Lines that hold the word "size" should be located and copied.

§

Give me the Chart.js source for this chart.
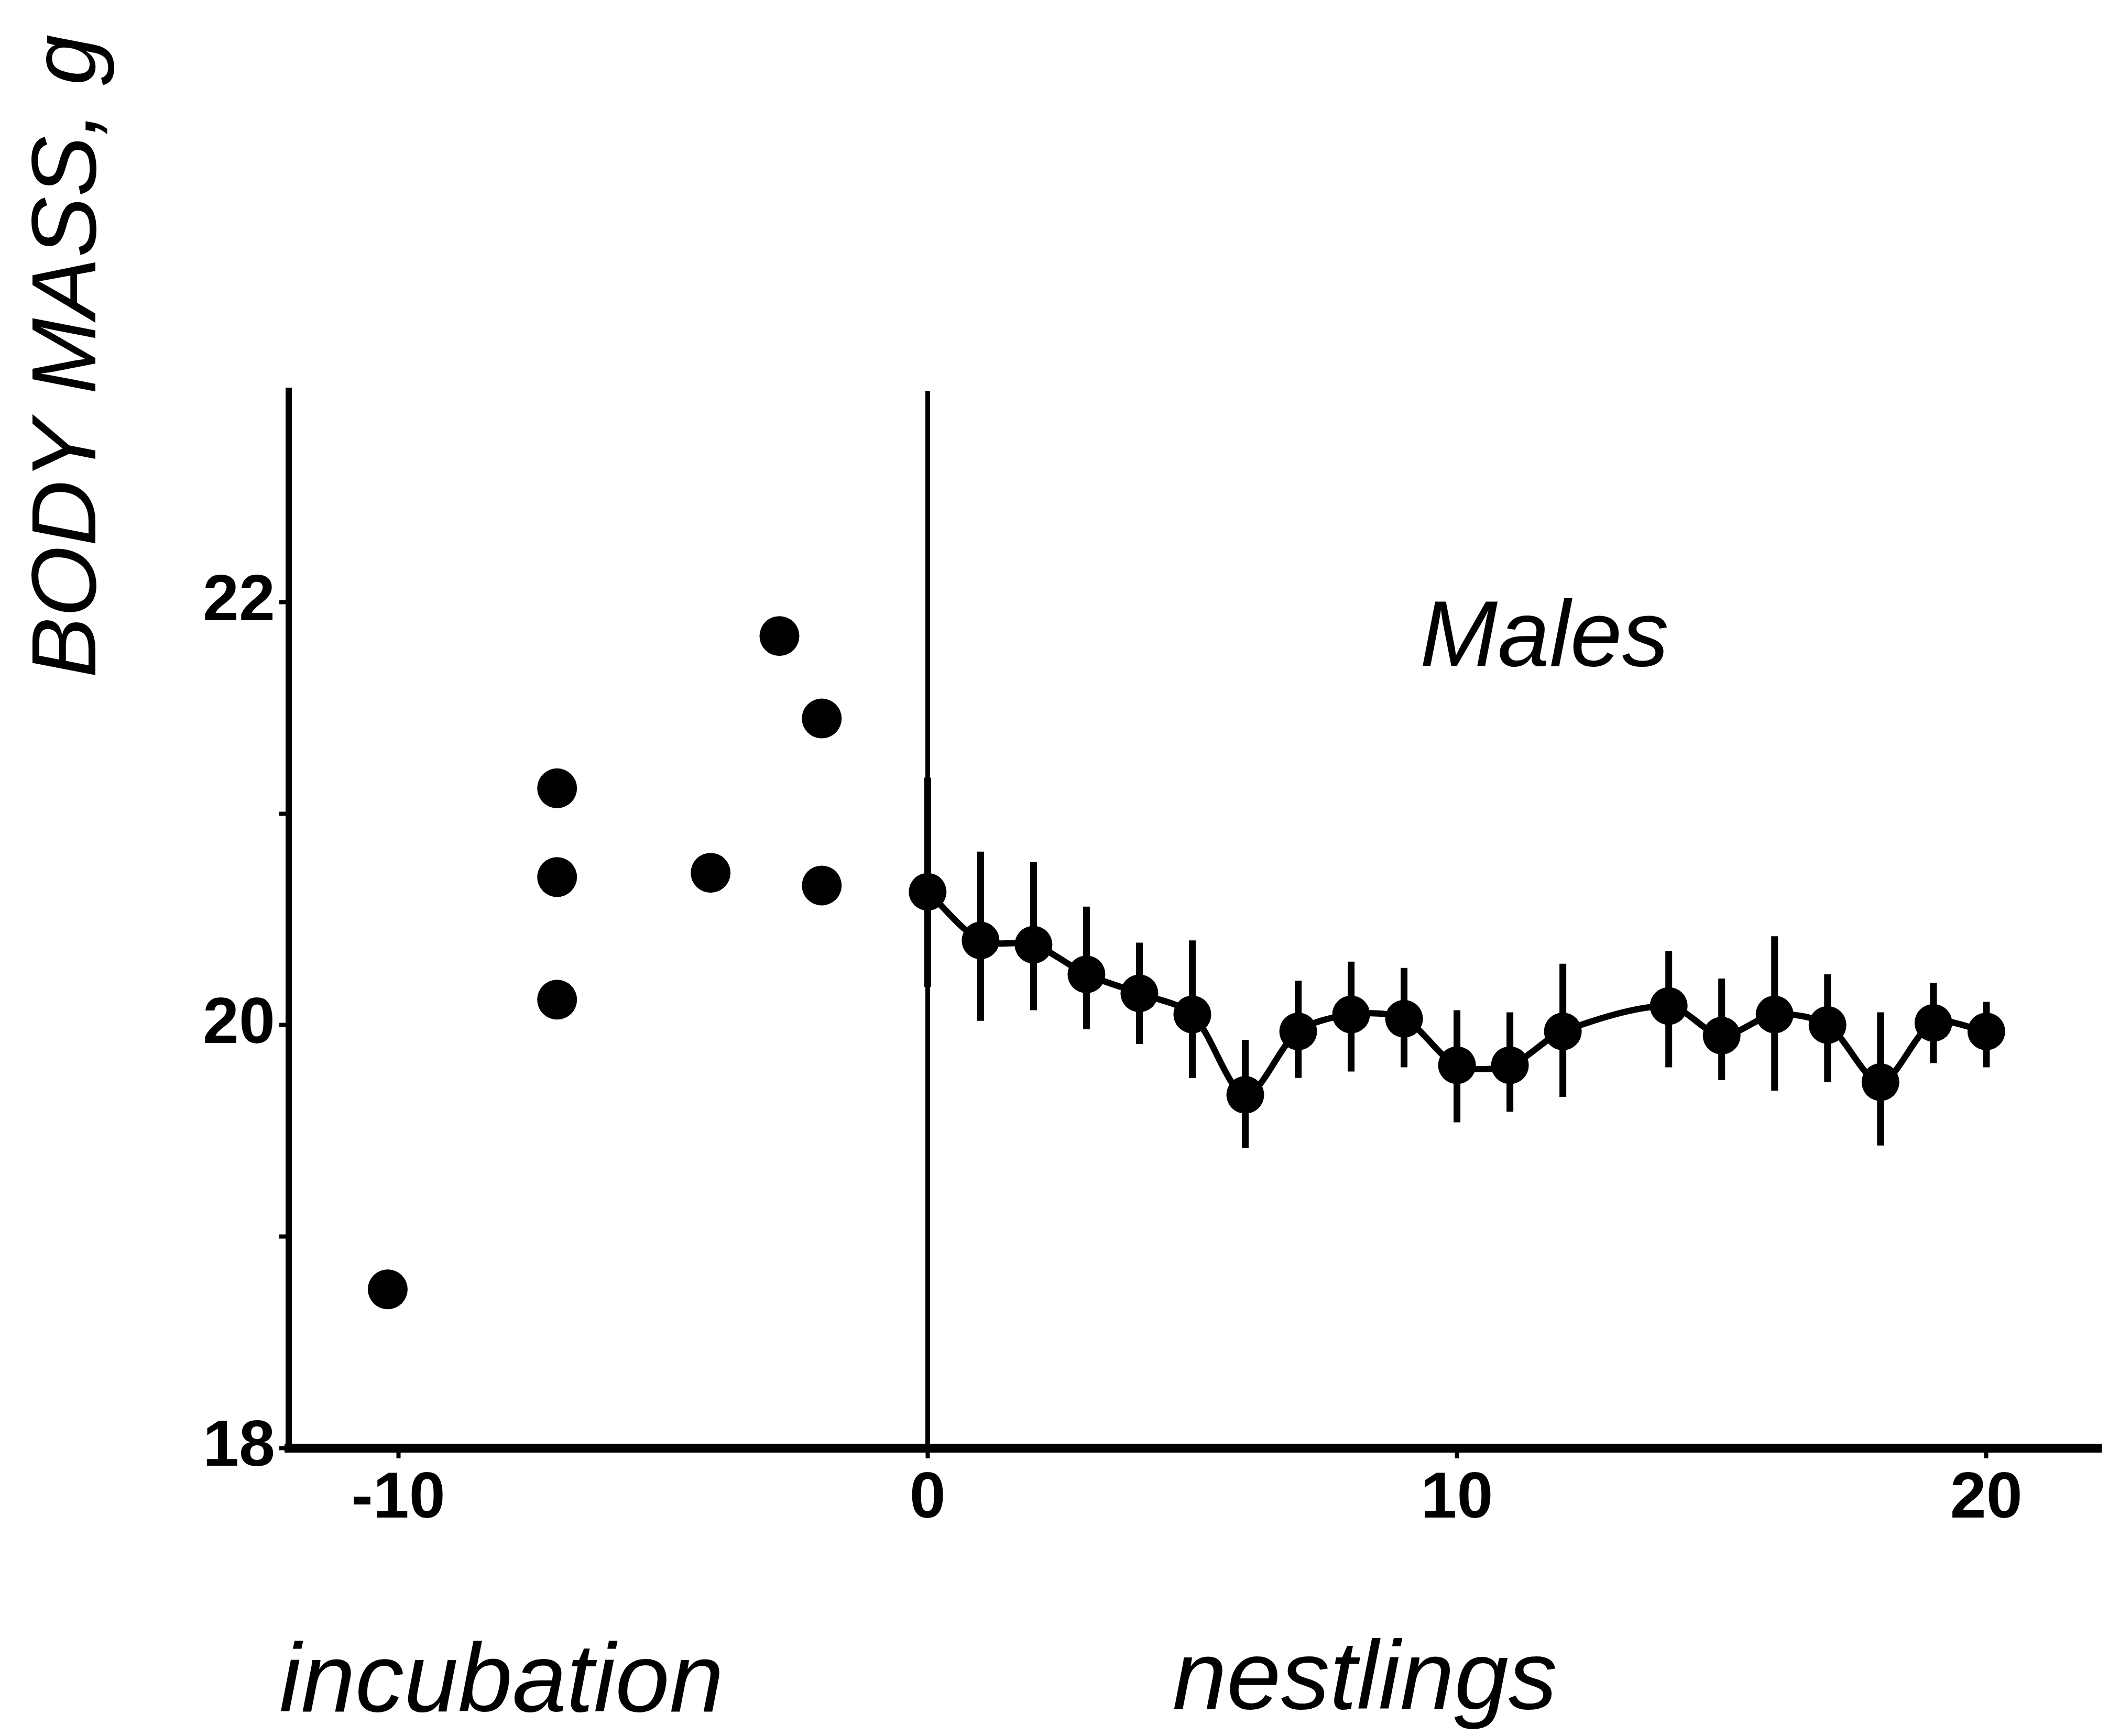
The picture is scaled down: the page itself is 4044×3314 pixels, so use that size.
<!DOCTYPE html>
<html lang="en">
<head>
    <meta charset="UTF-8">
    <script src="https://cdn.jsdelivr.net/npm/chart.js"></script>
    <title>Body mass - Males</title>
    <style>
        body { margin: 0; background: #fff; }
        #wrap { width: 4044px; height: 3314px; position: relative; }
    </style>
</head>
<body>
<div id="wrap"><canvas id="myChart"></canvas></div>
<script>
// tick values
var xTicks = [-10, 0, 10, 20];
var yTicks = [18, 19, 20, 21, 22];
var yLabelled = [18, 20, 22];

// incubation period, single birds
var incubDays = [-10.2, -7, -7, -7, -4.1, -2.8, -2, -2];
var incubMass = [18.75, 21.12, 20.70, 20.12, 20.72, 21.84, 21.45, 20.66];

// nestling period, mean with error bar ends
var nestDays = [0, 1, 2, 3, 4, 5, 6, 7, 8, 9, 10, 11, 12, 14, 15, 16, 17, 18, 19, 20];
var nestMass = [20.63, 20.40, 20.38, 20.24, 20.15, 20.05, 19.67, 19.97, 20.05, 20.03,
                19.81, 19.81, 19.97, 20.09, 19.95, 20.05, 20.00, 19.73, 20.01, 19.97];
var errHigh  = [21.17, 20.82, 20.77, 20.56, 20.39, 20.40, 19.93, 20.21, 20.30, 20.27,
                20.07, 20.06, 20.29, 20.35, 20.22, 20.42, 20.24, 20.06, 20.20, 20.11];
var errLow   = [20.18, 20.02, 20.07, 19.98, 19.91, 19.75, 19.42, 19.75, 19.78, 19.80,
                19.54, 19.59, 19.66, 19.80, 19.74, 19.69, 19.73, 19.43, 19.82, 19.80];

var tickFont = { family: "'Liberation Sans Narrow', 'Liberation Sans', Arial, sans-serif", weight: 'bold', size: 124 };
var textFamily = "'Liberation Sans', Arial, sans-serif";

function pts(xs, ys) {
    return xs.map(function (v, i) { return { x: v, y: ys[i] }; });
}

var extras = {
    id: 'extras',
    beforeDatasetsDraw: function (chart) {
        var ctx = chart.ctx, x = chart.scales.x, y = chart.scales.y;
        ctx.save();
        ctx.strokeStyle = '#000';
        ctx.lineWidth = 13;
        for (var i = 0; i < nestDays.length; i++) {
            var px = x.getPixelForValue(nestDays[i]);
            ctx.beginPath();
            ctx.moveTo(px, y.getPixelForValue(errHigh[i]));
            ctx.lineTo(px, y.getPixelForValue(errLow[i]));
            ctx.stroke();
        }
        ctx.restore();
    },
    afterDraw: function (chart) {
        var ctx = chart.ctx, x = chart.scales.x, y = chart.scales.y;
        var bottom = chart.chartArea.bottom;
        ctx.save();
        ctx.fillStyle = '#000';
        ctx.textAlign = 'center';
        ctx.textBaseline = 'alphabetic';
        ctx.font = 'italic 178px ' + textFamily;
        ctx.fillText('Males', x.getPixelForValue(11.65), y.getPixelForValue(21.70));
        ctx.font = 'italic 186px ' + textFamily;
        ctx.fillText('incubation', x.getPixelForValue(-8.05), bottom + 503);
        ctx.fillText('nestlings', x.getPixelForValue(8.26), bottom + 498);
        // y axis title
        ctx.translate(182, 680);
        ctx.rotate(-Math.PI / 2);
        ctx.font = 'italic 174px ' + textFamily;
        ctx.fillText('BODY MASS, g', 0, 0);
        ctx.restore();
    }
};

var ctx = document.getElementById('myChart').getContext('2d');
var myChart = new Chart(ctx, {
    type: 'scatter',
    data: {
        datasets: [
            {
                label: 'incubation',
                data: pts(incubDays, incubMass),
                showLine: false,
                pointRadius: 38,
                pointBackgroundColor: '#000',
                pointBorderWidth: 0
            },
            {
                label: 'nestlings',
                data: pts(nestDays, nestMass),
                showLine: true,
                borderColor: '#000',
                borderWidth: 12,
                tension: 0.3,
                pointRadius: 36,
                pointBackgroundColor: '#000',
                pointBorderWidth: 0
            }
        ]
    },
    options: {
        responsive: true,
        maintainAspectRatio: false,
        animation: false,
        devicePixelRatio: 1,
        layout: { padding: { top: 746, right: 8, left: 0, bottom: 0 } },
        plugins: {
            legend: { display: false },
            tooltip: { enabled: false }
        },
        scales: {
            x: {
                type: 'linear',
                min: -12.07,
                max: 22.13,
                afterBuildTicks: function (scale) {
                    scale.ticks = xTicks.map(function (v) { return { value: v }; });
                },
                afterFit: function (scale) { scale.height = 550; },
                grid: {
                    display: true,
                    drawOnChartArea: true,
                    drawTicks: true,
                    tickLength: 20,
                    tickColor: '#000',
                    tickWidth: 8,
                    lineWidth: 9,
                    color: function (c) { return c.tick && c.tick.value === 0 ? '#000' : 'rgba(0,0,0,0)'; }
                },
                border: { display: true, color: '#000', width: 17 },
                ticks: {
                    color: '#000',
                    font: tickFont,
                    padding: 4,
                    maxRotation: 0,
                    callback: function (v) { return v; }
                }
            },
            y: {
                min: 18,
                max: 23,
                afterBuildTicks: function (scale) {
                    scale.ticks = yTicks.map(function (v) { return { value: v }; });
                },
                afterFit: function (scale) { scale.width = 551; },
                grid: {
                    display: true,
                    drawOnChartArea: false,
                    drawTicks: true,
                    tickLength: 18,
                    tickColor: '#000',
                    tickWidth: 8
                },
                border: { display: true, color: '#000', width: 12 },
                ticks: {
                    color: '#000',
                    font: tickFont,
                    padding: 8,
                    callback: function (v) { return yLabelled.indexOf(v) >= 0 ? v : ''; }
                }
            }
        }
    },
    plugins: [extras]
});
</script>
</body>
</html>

§

# Correct result:
The picture is scaled down: the page itself is 4044×3314 pixels, so use that size.
var tickFont = { family: "'Liberation Sans Narrow', 'Liberation Sans', Arial, sans-serif", weight: 'bold', size: 124 };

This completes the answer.